Task prompt.
With the images removed, repeat the data below exactly.

## START Raw data

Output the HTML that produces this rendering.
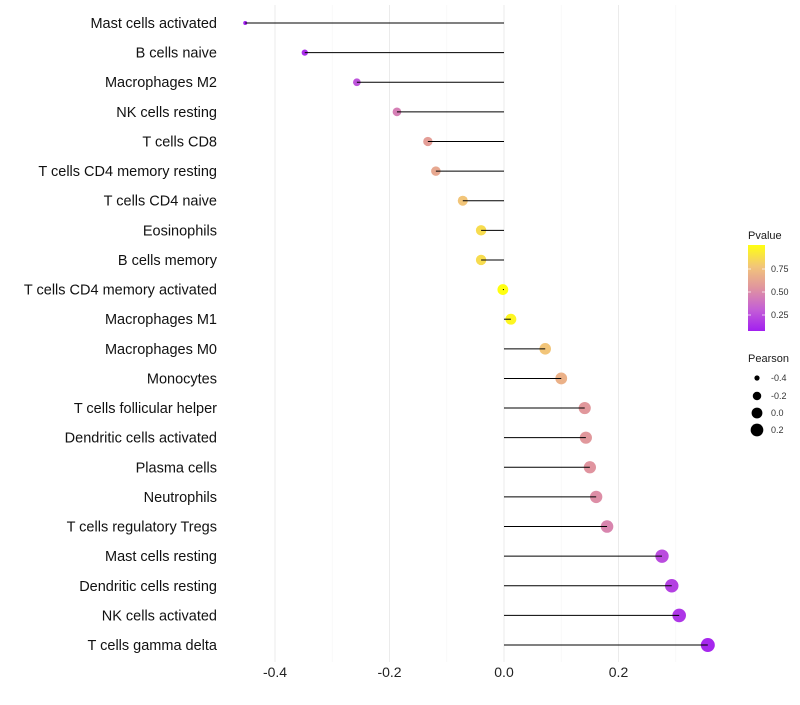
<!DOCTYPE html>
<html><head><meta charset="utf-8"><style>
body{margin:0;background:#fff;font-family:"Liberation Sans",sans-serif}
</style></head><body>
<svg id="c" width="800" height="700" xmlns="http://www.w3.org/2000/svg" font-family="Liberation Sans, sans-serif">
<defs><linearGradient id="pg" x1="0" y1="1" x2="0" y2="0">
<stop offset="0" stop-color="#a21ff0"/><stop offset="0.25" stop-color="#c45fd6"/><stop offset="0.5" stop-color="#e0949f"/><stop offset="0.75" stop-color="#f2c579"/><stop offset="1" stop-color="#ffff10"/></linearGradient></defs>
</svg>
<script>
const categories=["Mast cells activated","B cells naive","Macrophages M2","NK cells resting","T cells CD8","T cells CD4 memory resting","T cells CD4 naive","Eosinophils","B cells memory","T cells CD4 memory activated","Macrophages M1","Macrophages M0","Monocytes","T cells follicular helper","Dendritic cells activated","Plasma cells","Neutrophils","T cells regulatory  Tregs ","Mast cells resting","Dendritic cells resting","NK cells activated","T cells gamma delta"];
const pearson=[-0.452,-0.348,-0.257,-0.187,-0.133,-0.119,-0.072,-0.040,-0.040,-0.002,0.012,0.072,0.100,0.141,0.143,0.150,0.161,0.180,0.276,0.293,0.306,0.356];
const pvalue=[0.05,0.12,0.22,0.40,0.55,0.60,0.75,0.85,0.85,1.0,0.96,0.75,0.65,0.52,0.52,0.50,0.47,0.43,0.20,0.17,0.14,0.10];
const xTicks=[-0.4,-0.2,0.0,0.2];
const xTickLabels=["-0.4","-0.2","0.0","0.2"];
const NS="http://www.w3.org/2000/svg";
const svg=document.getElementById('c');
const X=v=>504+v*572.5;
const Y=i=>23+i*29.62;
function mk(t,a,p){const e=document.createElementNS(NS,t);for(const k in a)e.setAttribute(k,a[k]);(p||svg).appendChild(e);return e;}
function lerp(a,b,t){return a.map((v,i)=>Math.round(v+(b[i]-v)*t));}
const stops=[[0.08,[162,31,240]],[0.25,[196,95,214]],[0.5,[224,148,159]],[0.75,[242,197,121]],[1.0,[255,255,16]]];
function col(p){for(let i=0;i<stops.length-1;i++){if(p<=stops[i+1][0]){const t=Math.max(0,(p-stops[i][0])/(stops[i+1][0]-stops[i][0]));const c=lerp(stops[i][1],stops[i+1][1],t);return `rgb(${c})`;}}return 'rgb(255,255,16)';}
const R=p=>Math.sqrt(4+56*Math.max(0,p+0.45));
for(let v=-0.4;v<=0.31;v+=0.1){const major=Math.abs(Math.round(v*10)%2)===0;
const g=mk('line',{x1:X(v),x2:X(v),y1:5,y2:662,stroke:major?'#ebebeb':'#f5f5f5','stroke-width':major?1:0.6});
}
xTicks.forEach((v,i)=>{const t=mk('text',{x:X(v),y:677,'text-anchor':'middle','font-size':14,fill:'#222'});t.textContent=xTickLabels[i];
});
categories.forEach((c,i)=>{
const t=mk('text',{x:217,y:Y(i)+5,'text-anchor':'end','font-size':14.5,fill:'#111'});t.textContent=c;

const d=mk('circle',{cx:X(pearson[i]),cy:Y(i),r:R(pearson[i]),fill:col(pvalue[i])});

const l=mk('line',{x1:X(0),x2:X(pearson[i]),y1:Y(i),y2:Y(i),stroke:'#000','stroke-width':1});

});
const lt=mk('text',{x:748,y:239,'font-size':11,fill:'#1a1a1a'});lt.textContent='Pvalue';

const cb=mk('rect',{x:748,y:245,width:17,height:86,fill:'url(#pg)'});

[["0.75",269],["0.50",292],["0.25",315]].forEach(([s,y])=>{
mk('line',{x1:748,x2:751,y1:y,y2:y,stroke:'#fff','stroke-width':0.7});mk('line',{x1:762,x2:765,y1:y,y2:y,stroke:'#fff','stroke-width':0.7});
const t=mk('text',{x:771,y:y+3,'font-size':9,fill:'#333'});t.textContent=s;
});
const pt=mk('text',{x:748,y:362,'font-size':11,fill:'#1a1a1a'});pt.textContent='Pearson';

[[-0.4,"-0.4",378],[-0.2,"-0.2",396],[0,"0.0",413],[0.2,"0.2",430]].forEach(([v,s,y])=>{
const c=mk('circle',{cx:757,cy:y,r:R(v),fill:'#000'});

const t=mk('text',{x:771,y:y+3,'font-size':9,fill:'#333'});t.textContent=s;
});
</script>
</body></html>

## END Raw data

Full response.
Output the HTML that produces this rendering.
<!DOCTYPE html>
<html><head><meta charset="utf-8"><style>
body{margin:0;background:#fff;font-family:"Liberation Sans",sans-serif}
</style></head><body>
<svg id="c" width="800" height="700" xmlns="http://www.w3.org/2000/svg" font-family="Liberation Sans, sans-serif">
<defs><linearGradient id="pg" x1="0" y1="1" x2="0" y2="0">
<stop offset="0" stop-color="#a21ff0"/><stop offset="0.25" stop-color="#c45fd6"/><stop offset="0.5" stop-color="#e0949f"/><stop offset="0.75" stop-color="#f2c579"/><stop offset="1" stop-color="#ffff10"/></linearGradient></defs>
</svg>
<script>
const categories=["Mast cells activated","B cells naive","Macrophages M2","NK cells resting","T cells CD8","T cells CD4 memory resting","T cells CD4 naive","Eosinophils","B cells memory","T cells CD4 memory activated","Macrophages M1","Macrophages M0","Monocytes","T cells follicular helper","Dendritic cells activated","Plasma cells","Neutrophils","T cells regulatory  Tregs ","Mast cells resting","Dendritic cells resting","NK cells activated","T cells gamma delta"];
const pearson=[-0.452,-0.348,-0.257,-0.187,-0.133,-0.119,-0.072,-0.040,-0.040,-0.002,0.012,0.072,0.100,0.141,0.143,0.150,0.161,0.180,0.276,0.293,0.306,0.356];
const pvalue=[0.05,0.12,0.22,0.40,0.55,0.60,0.75,0.85,0.85,1.0,0.96,0.75,0.65,0.52,0.52,0.50,0.47,0.43,0.20,0.17,0.14,0.10];
const xTicks=[-0.4,-0.2,0.0,0.2];
const xTickLabels=["-0.4","-0.2","0.0","0.2"];
const NS="http://www.w3.org/2000/svg";
const svg=document.getElementById('c');
const X=v=>504+v*572.5;
const Y=i=>23+i*29.62;
function mk(t,a,p){const e=document.createElementNS(NS,t);for(const k in a)e.setAttribute(k,a[k]);(p||svg).appendChild(e);return e;}
function lerp(a,b,t){return a.map((v,i)=>Math.round(v+(b[i]-v)*t));}
const stops=[[0.08,[162,31,240]],[0.25,[196,95,214]],[0.5,[224,148,159]],[0.75,[242,197,121]],[1.0,[255,255,16]]];
function col(p){for(let i=0;i<stops.length-1;i++){if(p<=stops[i+1][0]){const t=Math.max(0,(p-stops[i][0])/(stops[i+1][0]-stops[i][0]));const c=lerp(stops[i][1],stops[i+1][1],t);return `rgb(${c})`;}}return 'rgb(255,255,16)';}
const R=p=>Math.sqrt(4+56*Math.max(0,p+0.45));
for(let v=-0.4;v<=0.31;v+=0.1){const major=Math.abs(Math.round(v*10)%2)===0;
const g=mk('line',{x1:X(v),x2:X(v),y1:5,y2:662,stroke:major?'#ebebeb':'#f5f5f5','stroke-width':major?1:0.6});
}
xTicks.forEach((v,i)=>{const t=mk('text',{x:X(v),y:677,'text-anchor':'middle','font-size':14,fill:'#222'});t.textContent=xTickLabels[i];
});
categories.forEach((c,i)=>{
const t=mk('text',{x:217,y:Y(i)+5,'text-anchor':'end','font-size':14.5,fill:'#111'});t.textContent=c;

const d=mk('circle',{cx:X(pearson[i]),cy:Y(i),r:R(pearson[i]),fill:col(pvalue[i])});

const l=mk('line',{x1:X(0),x2:X(pearson[i]),y1:Y(i),y2:Y(i),stroke:'#000','stroke-width':1});

});
const lt=mk('text',{x:748,y:239,'font-size':11,fill:'#1a1a1a'});lt.textContent='Pvalue';

const cb=mk('rect',{x:748,y:245,width:17,height:86,fill:'url(#pg)'});

[["0.75",269],["0.50",292],["0.25",315]].forEach(([s,y])=>{
mk('line',{x1:748,x2:751,y1:y,y2:y,stroke:'#fff','stroke-width':0.7});mk('line',{x1:762,x2:765,y1:y,y2:y,stroke:'#fff','stroke-width':0.7});
const t=mk('text',{x:771,y:y+3,'font-size':9,fill:'#333'});t.textContent=s;
});
const pt=mk('text',{x:748,y:362,'font-size':11,fill:'#1a1a1a'});pt.textContent='Pearson';

[[-0.4,"-0.4",378],[-0.2,"-0.2",396],[0,"0.0",413],[0.2,"0.2",430]].forEach(([v,s,y])=>{
const c=mk('circle',{cx:757,cy:y,r:R(v),fill:'#000'});

const t=mk('text',{x:771,y:y+3,'font-size':9,fill:'#333'});t.textContent=s;
});
</script>
</body></html>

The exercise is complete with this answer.